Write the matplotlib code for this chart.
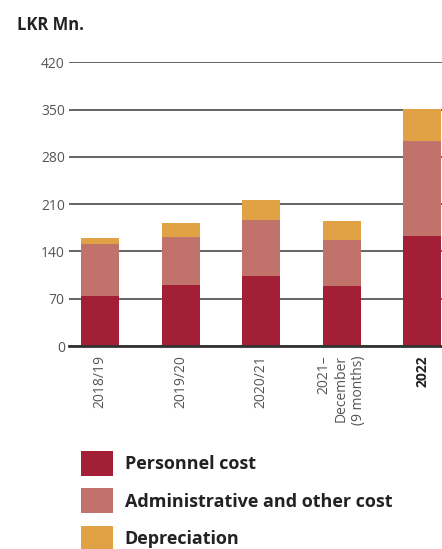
import numpy as np
import matplotlib.pyplot as plt

plt.rcParams['font.family'] = ['Open Sans', 'DejaVu Sans']

periods = ["2018/19", "2019/20", "2020/21", "2021–\nDecember\n(9 months)", "2022"]
personnel = [74, 90, 104, 89, 163]
admin = [77, 71, 83, 68, 141]
depreciation = [9, 21, 30, 28, 47]

col_pers = "#A31F36"
col_admin = "#C0726B"
col_dep = "#E0A245"

fig = plt.figure(figsize=(4.42, 5.49), dpi=100)
ax = fig.add_axes([69/442, 203/549, 1 - 69/442, (346 - 62.5)/549])

x = np.arange(len(periods))
w = 0.472
pers = np.array(personnel)
adm = np.array(admin)
dep = np.array(depreciation)

b1 = ax.bar(x, pers, w, color=col_pers, label="Personnel cost")
b2 = ax.bar(x, adm, w, bottom=pers, color=col_admin, label="Administrative and other cost")
b3 = ax.bar(x, dep, w, bottom=pers + adm, color=col_dep, label="Depreciation")

ax.set_xlim(-0.385, 4.248)
ax.set_ylim(0, 420)
ax.set_yticks(np.arange(0, 421, 70))
ax.set_axisbelow(True)
ax.yaxis.grid(True, color="#4a4a4a", linewidth=1.2)

for s in ["top", "right", "left"]:
    ax.spines[s].set_visible(False)
ax.spines["bottom"].set_color("#333333")
ax.spines["bottom"].set_linewidth(2)

ax.tick_params(axis="y", length=0, pad=3, labelsize=10, labelcolor="#555555")
ax.tick_params(axis="x", length=0, pad=6.5, labelsize=10, labelcolor="#555555")
ax.set_xticks(x)
ax.set_xticklabels(periods, rotation=90, va="top", ha="center", multialignment="right")
last = ax.get_xticklabels()[-1]
last.set_fontweight("bold")
last.set_color("#222222")

fig.text(17/442, 1 - 25/549, "LKR Mn.", fontsize=12, fontweight="bold",
         color="#222222", va="center", ha="left")

fig.legend(handles=[b1, b2, b3], loc="upper left", bbox_to_anchor=(81/442, 1 - 451/549),
           frameon=False, borderpad=0, borderaxespad=0,
           handlelength=1.77, handleheight=1.753, handletextpad=0.66,
           labelspacing=0.69, prop={"size": 13, "weight": "bold"}, labelcolor="#222222")

fig.savefig("out.png", dpi=100)
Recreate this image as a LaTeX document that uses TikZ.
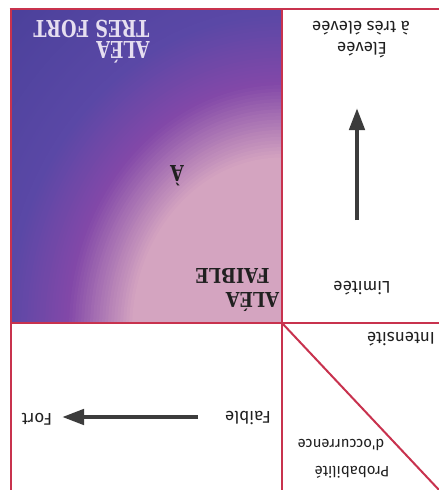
\documentclass[tikz,border=0pt]{standalone}
\usepackage{fontspec}
\setmainfont{Fira Sans}
\newfontfamily\lblfont{Fira Sans}
\newfontfamily\titlefont{DejaVu Serif}
\usetikzlibrary{arrows.meta}
\definecolor{redline}{HTML}{C8324E}
\definecolor{pinkc}{HTML}{D4A4C0}
\definecolor{midp}{HTML}{8248A8}
\definecolor{bluep}{HTML}{5A48A6}
\definecolor{darkb}{HTML}{4A409A}
\definecolor{arrowc}{HTML}{3C3C3C}
\definecolor{titlelight}{HTML}{E6DEF0}
\definecolor{txt}{HTML}{202020}
\tikzset{
  redl/.style={draw=redline, line width=2.6pt},
  bigarrow/.style={draw=arrowc, line width=4.5pt, -{Triangle[length=22pt,width=15pt]}},
  lbl/.style={rotate=180, text=txt, font=\lblfont\fontsize{17}{19}\selectfont, inner sep=0pt},
  smalllbl/.style={lbl, font=\lblfont\fontsize{15}{17}\selectfont},
  ttl/.style={rotate=180, inner sep=0pt},
}
\newcommand{\ttltext}[3]{\scalebox{#2}[1]{\fontsize{#1}{#1}\selectfont\titlefont\bfseries #3}}
\begin{document}
\begin{tikzpicture}[x=1pt,y=-1pt]
\useasboundingbox (0,0) rectangle (439,490);
\fill[white] (0,0) rectangle (439,490);
\begin{scope}
  \clip (11,9) rectangle (282,323);
  \fill[darkb] (11,9) rectangle (282,323);
  \foreach \r in {400,397,...,275} {
    \pgfmathtruncatemacro{\p}{(\r-275)/125*100}
    \fill[darkb!\p!bluep] (282,330) ellipse [x radius=\r pt, y radius=1.15*\r pt];
  }
  \foreach \r in {273,270,...,215} {
    \pgfmathtruncatemacro{\p}{(\r-215)/60*100}
    \fill[bluep!\p!midp] (282,330) ellipse [x radius=\r pt, y radius=1.15*\r pt];
  }
  \foreach \r in {213,210,...,150} {
    \pgfmathtruncatemacro{\p}{(\r-150)/65*100}
    \fill[midp!\p!pinkc] (282,330) ellipse [x radius=\r pt, y radius=1.15*\r pt];
  }
  \fill[pinkc] (282,330) ellipse [x radius=148pt, y radius=170pt];
\end{scope}
% grid
\draw[redl] (9.7,9) -- (439,9);
\draw[redl] (11,9) -- (11,490);
\draw[redl] (282,9) -- (282,490);
\draw[redl] (11,323) -- (439,323);
\draw[redl, line width=2pt] (282,323) -- (440,491);
% arrows
\coordinate (vt) at (357,220);
\coordinate (vh) at (357,108);
\coordinate (ht) at (198,417);
\coordinate (hh) at (62,417);
\draw[bigarrow] (vt) -- (vh);
\draw[bigarrow] (ht) -- (hh);
% titles
\node[ttl, text=titlelight] (t1) at (123,52) {\ttltext{23.3}{0.76}{ALÉA}};
\node[ttl, text=titlelight] (t2) at (91.5,28.5) {\ttltext{23.3}{0.76}{TRES FORT}};
\node[ttl, text=txt] (f1) at (252.5,302) {\ttltext{20.5}{0.86}{ALÉA}};
\node[ttl, text=txt] (f2) at (232.5,275.5) {\ttltext{20.5}{0.86}{FAIBLE}};
\node[ttl, text=txt] (a) at (177,176) {\ttltext{22}{0.8}{À}};
% labels
\node[lbl] (el) at (362,50) {Élevée};
\node[lbl] (te) at (361,28) {à très élevée};
\node[lbl] (li) at (362,288) {Limitée};
\node[lbl] (in) at (401,339) {Intensité};
\node[smalllbl] (oc) at (341,445) {d'occurrence};
\node[smalllbl] (pr) at (352,472) {Probabilité};
\node[lbl] (fa) at (248,418) {Faible};
\node[lbl] (fo) at (37,419) {Fort};
\end{tikzpicture}
\end{document}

************

Make an exact copy of the lines from the top of the material through the line with "b3 = ax.bar(x, dep, w, bottom=pers", pictures excluded.

Write the matplotlib code for this chart.
import numpy as np
import matplotlib.pyplot as plt

plt.rcParams['font.family'] = ['Open Sans', 'DejaVu Sans']

periods = ["2018/19", "2019/20", "2020/21", "2021–\nDecember\n(9 months)", "2022"]
personnel = [74, 90, 104, 89, 163]
admin = [77, 71, 83, 68, 141]
depreciation = [9, 21, 30, 28, 47]

col_pers = "#A31F36"
col_admin = "#C0726B"
col_dep = "#E0A245"

fig = plt.figure(figsize=(4.42, 5.49), dpi=100)
ax = fig.add_axes([69/442, 203/549, 1 - 69/442, (346 - 62.5)/549])

x = np.arange(len(periods))
w = 0.472
pers = np.array(personnel)
adm = np.array(admin)
dep = np.array(depreciation)

b1 = ax.bar(x, pers, w, color=col_pers, label="Personnel cost")
b2 = ax.bar(x, adm, w, bottom=pers, color=col_admin, label="Administrative and other cost")
b3 = ax.bar(x, dep, w, bottom=pers + adm, color=col_dep, label="Depreciation")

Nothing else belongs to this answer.